Directive: Set down each line of the data below exactly as it stands, dropping the pictures.

Provided data:

● ● ● ●

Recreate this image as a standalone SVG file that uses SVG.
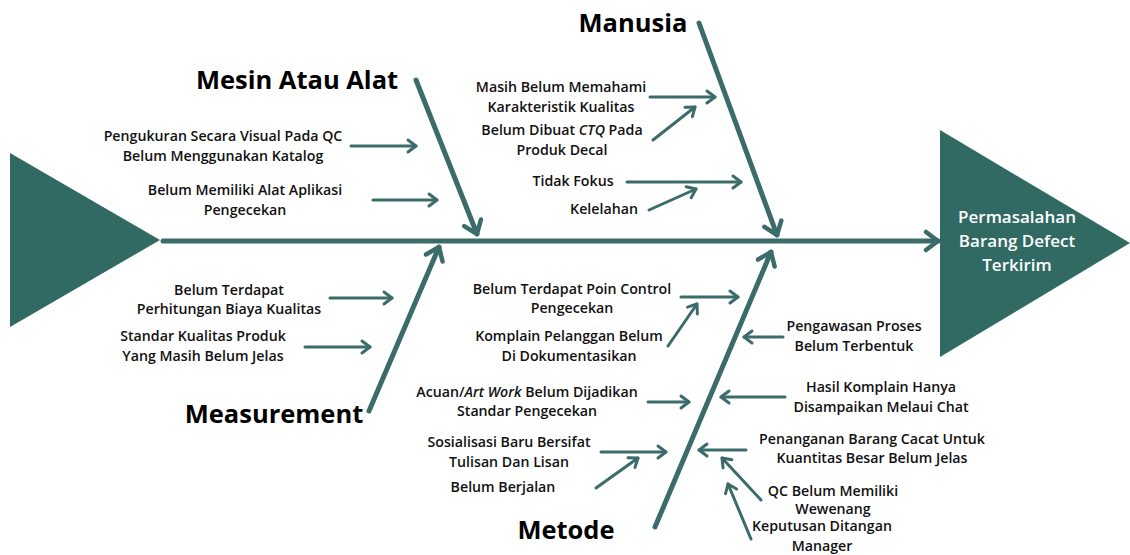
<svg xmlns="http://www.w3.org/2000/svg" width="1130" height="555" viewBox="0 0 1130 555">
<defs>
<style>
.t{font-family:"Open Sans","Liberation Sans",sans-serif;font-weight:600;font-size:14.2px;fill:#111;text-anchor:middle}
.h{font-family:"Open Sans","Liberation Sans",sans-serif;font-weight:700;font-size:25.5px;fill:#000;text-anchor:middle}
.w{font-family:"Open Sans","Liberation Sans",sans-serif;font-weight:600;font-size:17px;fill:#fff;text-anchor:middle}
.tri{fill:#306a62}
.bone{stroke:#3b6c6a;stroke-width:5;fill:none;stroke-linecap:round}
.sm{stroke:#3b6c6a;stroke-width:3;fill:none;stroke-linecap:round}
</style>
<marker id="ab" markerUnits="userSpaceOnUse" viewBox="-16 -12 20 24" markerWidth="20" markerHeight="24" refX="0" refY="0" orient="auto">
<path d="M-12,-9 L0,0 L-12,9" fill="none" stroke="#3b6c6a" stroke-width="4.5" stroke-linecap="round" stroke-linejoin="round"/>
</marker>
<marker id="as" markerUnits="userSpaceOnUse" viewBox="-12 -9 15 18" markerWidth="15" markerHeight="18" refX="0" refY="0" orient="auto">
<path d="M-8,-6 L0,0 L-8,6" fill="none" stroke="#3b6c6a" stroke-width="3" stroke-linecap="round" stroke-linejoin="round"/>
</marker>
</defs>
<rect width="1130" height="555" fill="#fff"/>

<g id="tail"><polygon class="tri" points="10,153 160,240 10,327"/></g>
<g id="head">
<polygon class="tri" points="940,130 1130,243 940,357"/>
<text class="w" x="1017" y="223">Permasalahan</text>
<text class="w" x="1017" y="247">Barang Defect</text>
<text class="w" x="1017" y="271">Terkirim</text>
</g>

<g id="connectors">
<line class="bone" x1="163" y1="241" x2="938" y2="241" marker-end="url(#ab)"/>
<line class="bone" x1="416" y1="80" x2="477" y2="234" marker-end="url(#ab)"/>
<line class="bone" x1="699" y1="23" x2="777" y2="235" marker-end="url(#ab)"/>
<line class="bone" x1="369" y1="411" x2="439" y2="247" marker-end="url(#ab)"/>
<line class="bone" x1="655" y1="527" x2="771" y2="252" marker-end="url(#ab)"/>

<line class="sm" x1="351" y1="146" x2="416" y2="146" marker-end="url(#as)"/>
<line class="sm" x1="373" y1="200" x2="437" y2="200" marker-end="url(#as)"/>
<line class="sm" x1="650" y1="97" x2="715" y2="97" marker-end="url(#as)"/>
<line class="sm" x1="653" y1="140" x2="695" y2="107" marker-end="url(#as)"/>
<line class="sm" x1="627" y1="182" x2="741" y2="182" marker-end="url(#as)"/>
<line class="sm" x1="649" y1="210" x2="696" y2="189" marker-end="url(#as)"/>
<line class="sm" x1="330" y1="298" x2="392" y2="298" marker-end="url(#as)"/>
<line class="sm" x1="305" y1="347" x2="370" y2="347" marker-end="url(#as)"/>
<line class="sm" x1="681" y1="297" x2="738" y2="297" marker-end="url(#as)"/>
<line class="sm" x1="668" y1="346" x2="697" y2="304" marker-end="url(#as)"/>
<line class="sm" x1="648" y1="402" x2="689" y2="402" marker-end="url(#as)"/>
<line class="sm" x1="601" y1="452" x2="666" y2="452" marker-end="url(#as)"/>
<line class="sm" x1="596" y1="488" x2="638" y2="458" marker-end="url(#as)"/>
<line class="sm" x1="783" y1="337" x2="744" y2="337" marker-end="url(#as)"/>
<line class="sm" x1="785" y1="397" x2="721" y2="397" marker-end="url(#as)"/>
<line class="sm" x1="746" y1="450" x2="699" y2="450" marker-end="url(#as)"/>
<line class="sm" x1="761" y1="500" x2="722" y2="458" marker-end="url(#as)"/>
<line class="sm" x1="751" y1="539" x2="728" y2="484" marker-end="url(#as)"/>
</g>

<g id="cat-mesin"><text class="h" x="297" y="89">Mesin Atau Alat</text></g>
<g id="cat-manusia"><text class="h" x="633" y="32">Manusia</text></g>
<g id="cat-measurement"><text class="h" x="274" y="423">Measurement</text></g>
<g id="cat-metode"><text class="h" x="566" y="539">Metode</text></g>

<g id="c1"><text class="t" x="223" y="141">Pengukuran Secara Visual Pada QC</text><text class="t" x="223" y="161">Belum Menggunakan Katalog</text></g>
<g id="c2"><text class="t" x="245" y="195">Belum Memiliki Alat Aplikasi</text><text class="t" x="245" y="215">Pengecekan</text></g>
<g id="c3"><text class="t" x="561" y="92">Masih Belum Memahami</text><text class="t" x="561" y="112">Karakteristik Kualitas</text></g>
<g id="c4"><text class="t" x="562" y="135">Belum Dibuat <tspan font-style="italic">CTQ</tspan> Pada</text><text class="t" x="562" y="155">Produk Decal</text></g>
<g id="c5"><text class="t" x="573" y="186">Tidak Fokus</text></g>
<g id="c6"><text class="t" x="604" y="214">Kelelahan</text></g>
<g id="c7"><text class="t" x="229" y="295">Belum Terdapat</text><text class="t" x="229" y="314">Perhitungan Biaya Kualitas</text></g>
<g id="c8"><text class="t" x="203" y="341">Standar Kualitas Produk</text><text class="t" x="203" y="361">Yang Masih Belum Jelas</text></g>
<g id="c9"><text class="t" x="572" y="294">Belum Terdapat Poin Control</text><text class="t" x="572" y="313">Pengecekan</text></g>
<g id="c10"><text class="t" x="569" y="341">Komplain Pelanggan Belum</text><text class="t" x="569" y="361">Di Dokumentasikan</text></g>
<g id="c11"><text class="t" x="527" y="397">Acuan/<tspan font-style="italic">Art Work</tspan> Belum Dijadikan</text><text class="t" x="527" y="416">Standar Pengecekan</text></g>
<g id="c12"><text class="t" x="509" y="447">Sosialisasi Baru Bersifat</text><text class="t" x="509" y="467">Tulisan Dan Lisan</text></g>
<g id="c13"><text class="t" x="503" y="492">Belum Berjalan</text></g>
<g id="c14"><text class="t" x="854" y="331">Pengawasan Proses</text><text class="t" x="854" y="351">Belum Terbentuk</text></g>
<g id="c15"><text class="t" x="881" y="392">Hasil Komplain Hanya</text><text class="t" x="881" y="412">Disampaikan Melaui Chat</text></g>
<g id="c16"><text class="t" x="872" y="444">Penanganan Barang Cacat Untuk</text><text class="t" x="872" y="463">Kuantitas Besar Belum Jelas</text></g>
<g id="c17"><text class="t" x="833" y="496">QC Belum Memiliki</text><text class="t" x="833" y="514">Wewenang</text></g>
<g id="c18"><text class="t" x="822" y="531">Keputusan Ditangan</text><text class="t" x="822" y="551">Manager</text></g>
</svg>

● ● ● ●

Solution to this task:
Recreate this image as a standalone SVG file that uses SVG.
<svg xmlns="http://www.w3.org/2000/svg" width="1130" height="555" viewBox="0 0 1130 555">
<defs>
<style>
.t{font-family:"Open Sans","Liberation Sans",sans-serif;font-weight:600;font-size:14.2px;fill:#111;text-anchor:middle}
.h{font-family:"Open Sans","Liberation Sans",sans-serif;font-weight:700;font-size:25.5px;fill:#000;text-anchor:middle}
.w{font-family:"Open Sans","Liberation Sans",sans-serif;font-weight:600;font-size:17px;fill:#fff;text-anchor:middle}
.tri{fill:#306a62}
.bone{stroke:#3b6c6a;stroke-width:5;fill:none;stroke-linecap:round}
.sm{stroke:#3b6c6a;stroke-width:3;fill:none;stroke-linecap:round}
</style>
<marker id="ab" markerUnits="userSpaceOnUse" viewBox="-16 -12 20 24" markerWidth="20" markerHeight="24" refX="0" refY="0" orient="auto">
<path d="M-12,-9 L0,0 L-12,9" fill="none" stroke="#3b6c6a" stroke-width="4.5" stroke-linecap="round" stroke-linejoin="round"/>
</marker>
<marker id="as" markerUnits="userSpaceOnUse" viewBox="-12 -9 15 18" markerWidth="15" markerHeight="18" refX="0" refY="0" orient="auto">
<path d="M-8,-6 L0,0 L-8,6" fill="none" stroke="#3b6c6a" stroke-width="3" stroke-linecap="round" stroke-linejoin="round"/>
</marker>
</defs>
<rect width="1130" height="555" fill="#fff"/>

<g id="tail"><polygon class="tri" points="10,153 160,240 10,327"/></g>
<g id="head">
<polygon class="tri" points="940,130 1130,243 940,357"/>
<text class="w" x="1017" y="223">Permasalahan</text>
<text class="w" x="1017" y="247">Barang Defect</text>
<text class="w" x="1017" y="271">Terkirim</text>
</g>

<g id="connectors">
<line class="bone" x1="163" y1="241" x2="938" y2="241" marker-end="url(#ab)"/>
<line class="bone" x1="416" y1="80" x2="477" y2="234" marker-end="url(#ab)"/>
<line class="bone" x1="699" y1="23" x2="777" y2="235" marker-end="url(#ab)"/>
<line class="bone" x1="369" y1="411" x2="439" y2="247" marker-end="url(#ab)"/>
<line class="bone" x1="655" y1="527" x2="771" y2="252" marker-end="url(#ab)"/>

<line class="sm" x1="351" y1="146" x2="416" y2="146" marker-end="url(#as)"/>
<line class="sm" x1="373" y1="200" x2="437" y2="200" marker-end="url(#as)"/>
<line class="sm" x1="650" y1="97" x2="715" y2="97" marker-end="url(#as)"/>
<line class="sm" x1="653" y1="140" x2="695" y2="107" marker-end="url(#as)"/>
<line class="sm" x1="627" y1="182" x2="741" y2="182" marker-end="url(#as)"/>
<line class="sm" x1="649" y1="210" x2="696" y2="189" marker-end="url(#as)"/>
<line class="sm" x1="330" y1="298" x2="392" y2="298" marker-end="url(#as)"/>
<line class="sm" x1="305" y1="347" x2="370" y2="347" marker-end="url(#as)"/>
<line class="sm" x1="681" y1="297" x2="738" y2="297" marker-end="url(#as)"/>
<line class="sm" x1="668" y1="346" x2="697" y2="304" marker-end="url(#as)"/>
<line class="sm" x1="648" y1="402" x2="689" y2="402" marker-end="url(#as)"/>
<line class="sm" x1="601" y1="452" x2="666" y2="452" marker-end="url(#as)"/>
<line class="sm" x1="596" y1="488" x2="638" y2="458" marker-end="url(#as)"/>
<line class="sm" x1="783" y1="337" x2="744" y2="337" marker-end="url(#as)"/>
<line class="sm" x1="785" y1="397" x2="721" y2="397" marker-end="url(#as)"/>
<line class="sm" x1="746" y1="450" x2="699" y2="450" marker-end="url(#as)"/>
<line class="sm" x1="761" y1="500" x2="722" y2="458" marker-end="url(#as)"/>
<line class="sm" x1="751" y1="539" x2="728" y2="484" marker-end="url(#as)"/>
</g>

<g id="cat-mesin"><text class="h" x="297" y="89">Mesin Atau Alat</text></g>
<g id="cat-manusia"><text class="h" x="633" y="32">Manusia</text></g>
<g id="cat-measurement"><text class="h" x="274" y="423">Measurement</text></g>
<g id="cat-metode"><text class="h" x="566" y="539">Metode</text></g>

<g id="c1"><text class="t" x="223" y="141">Pengukuran Secara Visual Pada QC</text><text class="t" x="223" y="161">Belum Menggunakan Katalog</text></g>
<g id="c2"><text class="t" x="245" y="195">Belum Memiliki Alat Aplikasi</text><text class="t" x="245" y="215">Pengecekan</text></g>
<g id="c3"><text class="t" x="561" y="92">Masih Belum Memahami</text><text class="t" x="561" y="112">Karakteristik Kualitas</text></g>
<g id="c4"><text class="t" x="562" y="135">Belum Dibuat <tspan font-style="italic">CTQ</tspan> Pada</text><text class="t" x="562" y="155">Produk Decal</text></g>
<g id="c5"><text class="t" x="573" y="186">Tidak Fokus</text></g>
<g id="c6"><text class="t" x="604" y="214">Kelelahan</text></g>
<g id="c7"><text class="t" x="229" y="295">Belum Terdapat</text><text class="t" x="229" y="314">Perhitungan Biaya Kualitas</text></g>
<g id="c8"><text class="t" x="203" y="341">Standar Kualitas Produk</text><text class="t" x="203" y="361">Yang Masih Belum Jelas</text></g>
<g id="c9"><text class="t" x="572" y="294">Belum Terdapat Poin Control</text><text class="t" x="572" y="313">Pengecekan</text></g>
<g id="c10"><text class="t" x="569" y="341">Komplain Pelanggan Belum</text><text class="t" x="569" y="361">Di Dokumentasikan</text></g>
<g id="c11"><text class="t" x="527" y="397">Acuan/<tspan font-style="italic">Art Work</tspan> Belum Dijadikan</text><text class="t" x="527" y="416">Standar Pengecekan</text></g>
<g id="c12"><text class="t" x="509" y="447">Sosialisasi Baru Bersifat</text><text class="t" x="509" y="467">Tulisan Dan Lisan</text></g>
<g id="c13"><text class="t" x="503" y="492">Belum Berjalan</text></g>
<g id="c14"><text class="t" x="854" y="331">Pengawasan Proses</text><text class="t" x="854" y="351">Belum Terbentuk</text></g>
<g id="c15"><text class="t" x="881" y="392">Hasil Komplain Hanya</text><text class="t" x="881" y="412">Disampaikan Melaui Chat</text></g>
<g id="c16"><text class="t" x="872" y="444">Penanganan Barang Cacat Untuk</text><text class="t" x="872" y="463">Kuantitas Besar Belum Jelas</text></g>
<g id="c17"><text class="t" x="833" y="496">QC Belum Memiliki</text><text class="t" x="833" y="514">Wewenang</text></g>
<g id="c18"><text class="t" x="822" y="531">Keputusan Ditangan</text><text class="t" x="822" y="551">Manager</text></g>
</svg>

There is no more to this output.